Field reports: Rich hunter charged with illegally killing celebrity elk

An elk locals knew as Bullwinkle rests in a pasture in Kittitas County. The elk was killed by a shooter in December 2015. (Courtesy)

HUNTNG – The most photographed bull elk in Kittitas County lived its life mostly in the safety of private pasture land near Ellensburg where it was illegally killed by a trophy hunter in December.

The hunter, who’s paid hundreds of thousands of dollars for special permits to hunt big game in recent years, had won the state lottery for a special bull elk tag valid in a series of East Side game units. However, he’s charged with shooting the bull in Unit 334, which is closed to hunting branch-antlered bulls.

Living in the protection of that unit allowed the bull to live nearly 10 years and grow 8-by-8 point antlers. Locals called it Bullwinkle.

“He was a big-time local celebrity,” Brad Duncan said. “You could get right up close to him. He lived in people’s yards. He would jump the fence and lay 10 feet from people’s homes.”

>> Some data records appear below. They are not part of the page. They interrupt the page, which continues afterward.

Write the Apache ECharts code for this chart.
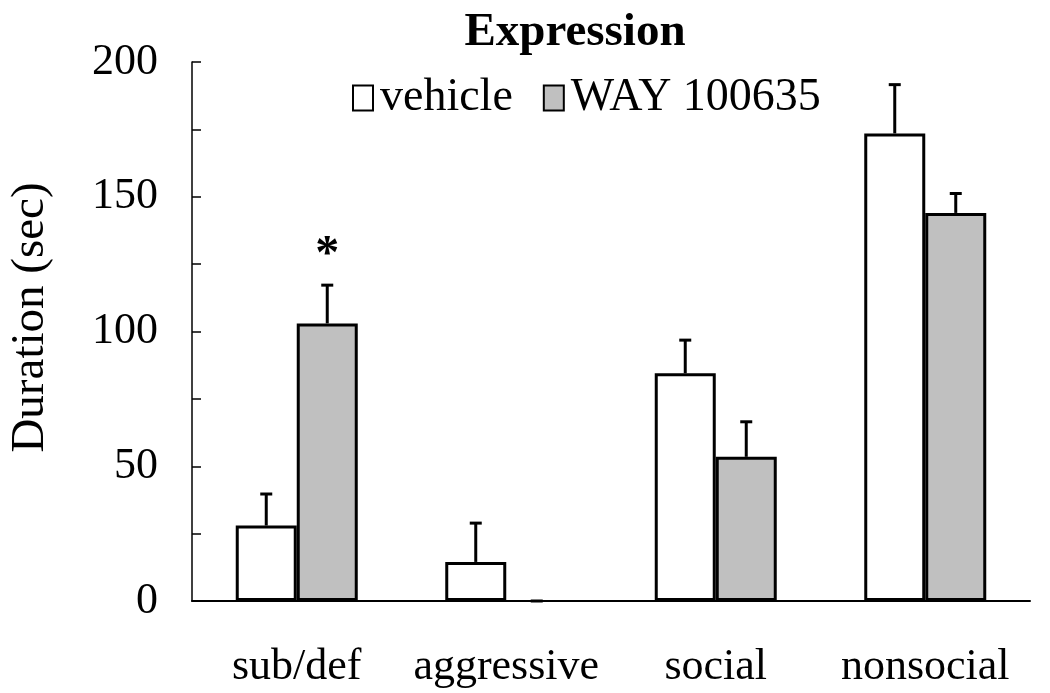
<!DOCTYPE html>
<html>
<head>
<meta charset="utf-8">
<script src="https://cdn.jsdelivr.net/npm/echarts@6/dist/echarts.min.js"></script>
<style>html,body{margin:0;padding:0;background:#fff;}#c{width:1050px;height:693px;}</style>
</head>
<body>
<div id="c"></div>
<script>
var categories = ['sub/def', 'aggressive', 'social', 'nonsocial'];
var vehicle = [28, 14.5, 84.5, 173.5];
var vehicleErr = [11.7, 14.4, 12.3, 18.1];
var way = [103, 0, 53.5, 144];
var wayErr = [14.2, 0, 13, 7.2];
var sig = ['*', '', '', ''];
var yTicks = [0, 50, 100, 150, 200];

var FONT = '"Liberation Serif", "Times New Roman", serif';
var BAR_W = 61;

function barData(vals) {
  return vals.map(function (v) {
    return v === 0 ? { value: v, itemStyle: { borderWidth: 0 } } : v;
  });
}

function errSeries(name, vals, errs, side, marks) {
  return {
    type: 'custom',
    name: name + '_err',
    z: 5,
    data: vals.map(function (v, i) { return [i, v, errs[i]]; }),
    encode: { x: 0, y: 1 },
    renderItem: function (params, api) {
      var i = api.value(0), v = api.value(1), e = api.value(2);
      var p0 = api.coord([i, v]);
      var p1 = api.coord([i, v + e]);
      var x = p0[0] + side * BAR_W / 2;
      var children = [];
      if (e > 0) {
        children.push({ type: 'line', shape: { x1: x, y1: p0[1], x2: x, y2: p1[1] },
          style: { stroke: '#000', lineWidth: 3 } });
      }
      children.push({ type: 'line', shape: { x1: x - 6, y1: p1[1], x2: x + 6, y2: p1[1] },
        style: { stroke: '#000', lineWidth: 3 } });
      if (marks && marks[params.dataIndex]) {
        var pm = api.coord([i, v + e + 11]);
        children.push({ type: 'text', style: { x: x, y: pm[1], text: marks[params.dataIndex],
          font: 'bold 48px ' + FONT, fill: '#000', align: 'center', verticalAlign: 'middle' } });
      }
      return { type: 'group', children: children };
    }
  };
}

var chart = echarts.init(document.getElementById('c'));
chart.setOption({
  animation: false,
  backgroundColor: '#fff',
  title: {
    text: 'Expression',
    left: 570, top: 4, textAlign: 'center',
    textStyle: { fontFamily: FONT, fontWeight: 'bold', fontSize: 47, color: '#000' }
  },
  legend: {
    data: ['vehicle', 'WAY 100635'],
    left: 347, top: 70,
    icon: 'rect',
    itemWidth: 20, itemHeight: 25, itemGap: 30,
    itemStyle: { borderColor: '#000', borderWidth: 2 },
    textStyle: { fontFamily: FONT, fontSize: 46, color: '#000', padding: [0, 0, 0, 2] }
  },
  grid: { left: 192, right: 20, top: 62, bottom: 92, containLabel: false, outerBoundsMode: 'none' },
  xAxis: {
    type: 'category',
    data: categories,
    axisLine: { lineStyle: { color: '#000', width: 2 } },
    axisTick: { show: false },
    axisLabel: { fontFamily: FONT, fontSize: 44, color: '#000', margin: 44, interval: 0 }
  },
  yAxis: {
    type: 'value',
    min: 0, max: 200, interval: 25,
    name: 'Duration (sec)',
    nameLocation: 'middle',
    nameGap: 138,
    nameTextStyle: { fontFamily: FONT, fontSize: 47, color: '#000', padding: [0, 0, 0, 28] },
    splitLine: { show: false },
    axisLine: { show: true, lineStyle: { color: '#000', width: 1.5 } },
    axisTick: { show: true, inside: true, length: 9, lineStyle: { color: '#000', width: 1.5 } },
    axisLabel: {
      fontFamily: FONT, fontSize: 44, color: '#000', margin: 34,
      formatter: function (v) { return yTicks.indexOf(v) >= 0 ? String(v) : ''; }
    }
  },
  series: [
    { type: 'bar', name: 'vehicle', data: barData(vehicle), barWidth: BAR_W, barGap: '0%',
      itemStyle: { color: '#ffffff', borderColor: '#000', borderWidth: 3 } },
    { type: 'bar', name: 'WAY 100635', data: barData(way), barWidth: BAR_W, barGap: '0%',
      itemStyle: { color: '#c0c0c0', borderColor: '#000', borderWidth: 3 } },
    errSeries('vehicle', vehicle, vehicleErr, -1, null),
    errSeries('way', way, wayErr, 1, sig)
  ]
});
</script>
</body>
</html>
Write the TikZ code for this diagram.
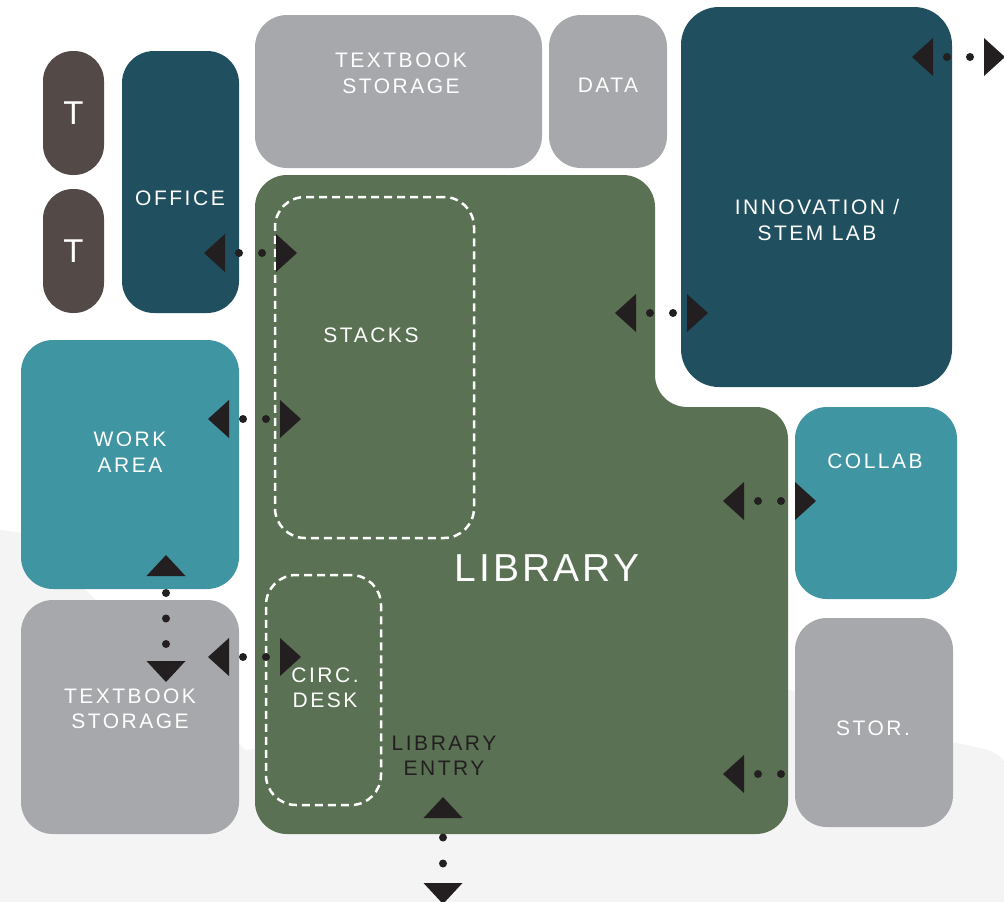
\documentclass[tikz,border=0pt]{standalone}
\usepackage{fontspec}
\newfontfamily\lblfont{Liberation Sans}[LetterSpace=12]
\newfontfamily\bigfont{Liberation Sans}[LetterSpace=8]
\definecolor{navy}{HTML}{20505F}
\definecolor{teal2}{HTML}{4095A2}
\definecolor{grey2}{HTML}{A7A8AB}
\definecolor{green2}{HTML}{5A7153}
\definecolor{brown2}{HTML}{534947}
\definecolor{ink}{HTML}{231F20}
\definecolor{mist}{HTML}{F4F4F4}
\tikzset{
  room/.style={rectangle, rounded corners=32pt, inner sep=0pt, draw=none},
  pill/.style={rectangle, rounded corners=30pt, inner sep=0pt, draw=none, fill=brown2, minimum width=61pt, minimum height=124pt},
  zone/.style={rectangle, rounded corners=30pt, inner sep=0pt, draw=white, line width=2.5pt, dash pattern=on 8pt off 5pt},
  lbl/.style={text=white, font=\lblfont\fontsize{21}{25.5}\selectfont, align=center, inner sep=0pt},
  hdbl/.pic={
    \fill[ink] (-46.5,0) -- (-25.5,-19) -- (-25.5,19) -- cycle;
    \fill[ink] (46.5,0) -- (25.5,-19) -- (25.5,19) -- cycle;
    \fill[ink] (-11.5,0) circle[radius=4];
    \fill[ink] (11.5,0) circle[radius=4];
  },
  hleft/.pic={
    \fill[ink] (-46.5,0) -- (-25.5,-19) -- (-25.5,19) -- cycle;
    \fill[ink] (-11.5,0) circle[radius=4];
    \fill[ink] (11.5,0) circle[radius=4];
  },
  vtri/.pic={
    \fill[ink] (0,-63.5) -- (-19.5,-42.5) -- (19.5,-42.5) -- cycle;
    \fill[ink] (0,63.5) -- (-19.5,42.5) -- (19.5,42.5) -- cycle;
    \fill[ink] (0,-25.5) circle[radius=4];
    \fill[ink] (0,0) circle[radius=4];
    \fill[ink] (0,25.5) circle[radius=4];
  },
  ventry/.pic={
    \fill[ink] (0,-53.5) -- (-19.5,-32.5) -- (19.5,-32.5) -- cycle;
    \fill[ink] (0,53.5) -- (-19.5,32.5) -- (19.5,32.5) -- cycle;
    \fill[ink] (0,-13) circle[radius=4];
    \fill[ink] (0,13) circle[radius=4];
  }
}
\begin{document}
\begin{tikzpicture}[x=1pt,y=-1pt]
\useasboundingbox (0,0) rectangle (1004,902);
\fill[white] (0,0) rectangle (1004,902);
% faint background
\fill[mist] (0,530) -- (30,534) -- (245,750) -- (790,690) -- (950,742) .. controls (985,748) and (1000,752) .. (1004,762) -- (1004,902) -- (0,902) -- cycle;

% rooms
\node[pill] (t1) at (73.5,113) {};
\node[pill] (t2) at (73.5,251) {};
\node[room, fill=navy, minimum width=117pt, minimum height=262pt] (office) at (180.5,182) {};
\node[room, fill=grey2, minimum width=287pt, minimum height=153pt] (tbtop) at (398.5,91.5) {};
\node[room, fill=grey2, minimum width=118pt, minimum height=153pt] (data) at (608,91.5) {};
\node[room, fill=navy, minimum width=271pt, minimum height=380pt, rounded corners=38pt] (innov) at (816.5,197) {};
\node[room, fill=teal2, minimum width=218pt, minimum height=249pt] (work) at (130,464.5) {};
\node[room, fill=grey2, minimum width=218pt, minimum height=234pt] (tbbot) at (130,717) {};
\node[room, fill=teal2, minimum width=162pt, minimum height=192pt] (collab) at (876,503) {};
\node[room, fill=grey2, minimum width=158pt, minimum height=209pt] (stor) at (874,722.5) {};

% library (L-shape)
\fill[green2, rounded corners=32pt] (255,834) -- (255,175) -- (655,175) -- (655,407) -- (788,407) -- (788,834) -- cycle;
\coordinate (library) at (547,568);

% dashed zones
\node[zone, minimum width=199pt, minimum height=341pt] (stacks) at (374.5,367.5) {};
\node[zone, minimum width=115pt, minimum height=230pt] (circ) at (323.5,690) {};

% labels
\node[lbl, font=\lblfont\fontsize{33}{33}\selectfont] (t1l) at (t1) {T};
\node[lbl, font=\lblfont\fontsize{33}{33}\selectfont] (t2l) at (t2) {T};
\node[lbl] (officel) at (180,198) {OFFICE};
\node[lbl] (tbtopl) at (401,73.5) {TEXTBOOK\\STORAGE};
\node[lbl] (datal) at (608,85) {DATA};
\node[lbl] (innovl) at (817,220) {INNOVATION /\\STEM LAB};
\node[lbl] (stacksl) at (371,335) {STACKS};
\node[lbl] (workl) at (130,452) {WORK\\AREA};
\node[lbl, font=\bigfont\fontsize{39}{39}\selectfont] (libl) at (library) {LIBRARY};
\node[lbl] (circl) at (325,688) {CIRC.\\DESK};
\node[lbl] (tbbotl) at (130,709) {TEXTBOOK\\STORAGE};
\node[lbl, text=ink] (entryl) at (444,756) {LIBRARY\\ENTRY};
\node[lbl] (collabl) at (875,461) {COLLAB};
\node[lbl] (storl) at (873,728) {STOR.};

% connectors
\coordinate (c1) at (250.5,253);
\coordinate (c2) at (254.5,419);
\coordinate (c3) at (661.5,313);
\coordinate (c4) at (958.5,57);
\coordinate (c5) at (769.5,501);
\coordinate (c6) at (769.5,774);
\coordinate (c7) at (254.5,657);
\coordinate (c8) at (166,618.5);
\coordinate (c9) at (443,850.5);
\pic at (c1) {hdbl};
\pic at (c2) {hdbl};
\pic at (c3) {hdbl};
\pic at (c4) {hdbl};
\pic at (c5) {hdbl};
\pic at (c6) {hleft};
\pic at (c7) {hdbl};
\pic at (c8) {vtri};
\pic at (c9) {ventry};
\end{tikzpicture}
\end{document}
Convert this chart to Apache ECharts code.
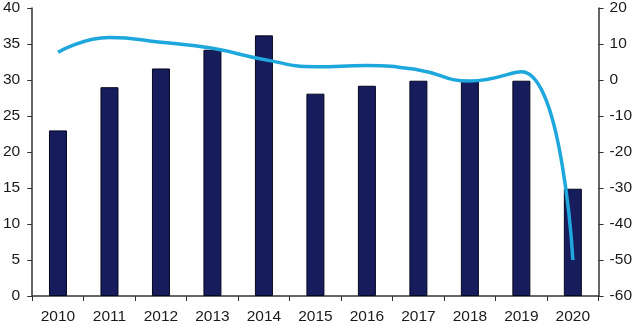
<!DOCTYPE html>
<html><head><meta charset="utf-8">
<script src="https://cdn.jsdelivr.net/npm/echarts@6/dist/echarts.min.js"></script>
<style>html,body{margin:0;padding:0;background:#fff}#c{width:635px;height:325px}</style>
</head><body><div id="c"></div>
<script>
const years = ['2010','2011','2012','2013','2014','2015','2016','2017','2018','2019','2020'];
const barValues = [23, 29, 31.6, 34.2, 36.2, 28.1, 29.2, 29.9, 29.8, 29.9, 14.9];
const lineValues = [7.7, 11.8, 10.5, 8.8, 5.7, 3.7, 4.0, 2.8, -0.3, 2.3, -50];

const chart = echarts.init(document.getElementById('c'));
const axisFont = {fontFamily: 'Liberation Sans, Arial, sans-serif', fontSize: 15.5, color: '#1a1a1a'};
chart.setOption({
  animation: false,
  backgroundColor: '#fff',
  grid: {left: 30, right: 34, top: 8, bottom: 28, containLabel: false},
  xAxis: {
    type: 'category', data: years, boundaryGap: true,
    axisLine: {lineStyle: {color: '#333', width: 1.5}},
    axisTick: {show: true, length: 5, alignWithLabel: false, lineStyle: {color: '#333'}},
    axisLabel: Object.assign({margin: 13}, axisFont)
  },
  yAxis: [{
    type: 'value', min: 0, max: 40, interval: 5, position: 'left',
    axisLine: {show: true, lineStyle: {color: '#333', width: 1.5}},
    axisTick: {show: true, inside: false, length: 5, lineStyle: {color: '#333'}},
    splitLine: {show: false},
    axisLabel: Object.assign({margin: 12}, axisFont)
  }, {
    type: 'value', min: -60, max: 20, interval: 10, position: 'right',
    axisLine: {show: true, lineStyle: {color: '#333', width: 1.5}},
    axisTick: {show: true, inside: false, length: 5, lineStyle: {color: '#333'}},
    splitLine: {show: false},
    axisLabel: Object.assign({margin: 11}, axisFont)
  }],
  series: [{
    type: 'bar', data: barValues, yAxisIndex: 0, barWidth: 18,
    itemStyle: {color: '#161c5c', borderColor: '#05071e', borderWidth: 1}
  }, {
    type: 'line', data: lineValues, yAxisIndex: 1, smooth: 0.5,
    symbol: 'none', lineStyle: {color: '#1ea7dc', width: 3.5}
  }]
});
</script></body></html>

Tod Reichert, 76, of Salkum, Washington, is charged with second-degree unlawful hunting of big game, a gross misdemeanor. He is scheduled for a pretrial hearing in Lower Kittitas District Court on May 31.

In 2015 alone, he put more than $60,000 into WDFW coffers. In addition to his $50,000 auction East Side elk tag, he spent more than $12,000 on big-game permit raffle tickets, one of which won the tag he used on Bullwinkle.

Washington Fish and Wildlife officers reported that Reichert shot the elk illegally in Unit 334. Then he and a small group of Ellensburg residents who had helped him locate the bull loaded it into a pickup and drove to field dress the bull on a private field in a unit open to branch-antlered bulls.

Four times since 2007, Reichert has purchased the Washington Department of Fish and Wildlife’s special East Side elk auction tag, paying $47,000 (twice), $50,000 and, for the yet-unused 2016 tag, $75,000.

Reichert has also purchased auction tags and harvested trophy-book elk in other states. His 2008 New Mexico elk is the Safari Club International world record for a typical Rocky Mountain elk.

In 2007, he bought the state’s East Side elk auction tag and, that December, killed a bull elk in the Blue Mountains. But the day before the hunt, his Oregon-based guide, Jon Wick, used a helicopter to spot the elk – illegal in Washington – and the hunt took place outside the area in which the U.S. Forest Service had authorized Wick to operate.

A federal grand jury indicted Reichert and his guide, Jon Wick, on felony and misdemeanor offenses related a 2007 auction bull hunt in the Blue Mountains.

Richland sportsman volunteer of year

WILDLIFE – A fondness for wood ducks has earned a member of the Richland Rod & Gun the distinction as Volunteer of the Year named by the Washington Department of Fish and Wildlife.

Dale Schielke, a retired engineer, has worked on many projects with the Richland club over more than three decades, but his wood duck nesting box project is a hit with local waterfowl and a global audience.

Schielke and club members have fixed web cams on five nest boxes allowing the public to learn about the handsome waterfowl and share the delight of seeing the ducklings take their first big leap from the nest to the ground. See links to the web cams on Rich Landers’ Outdoors Blog, spokesman.com/blogs/outdoors.

Organization of the year honors went to 15 independent chapters of Puget Sound Anglers for volunteering at hatcheries, organizing kids fishing events and educating anglers on release techniques to protect wild salmon, steelhead and rockfish.

Citizen volunteers around the state logged nearly 60,000 hours on WDFW projects in 2015, officials said.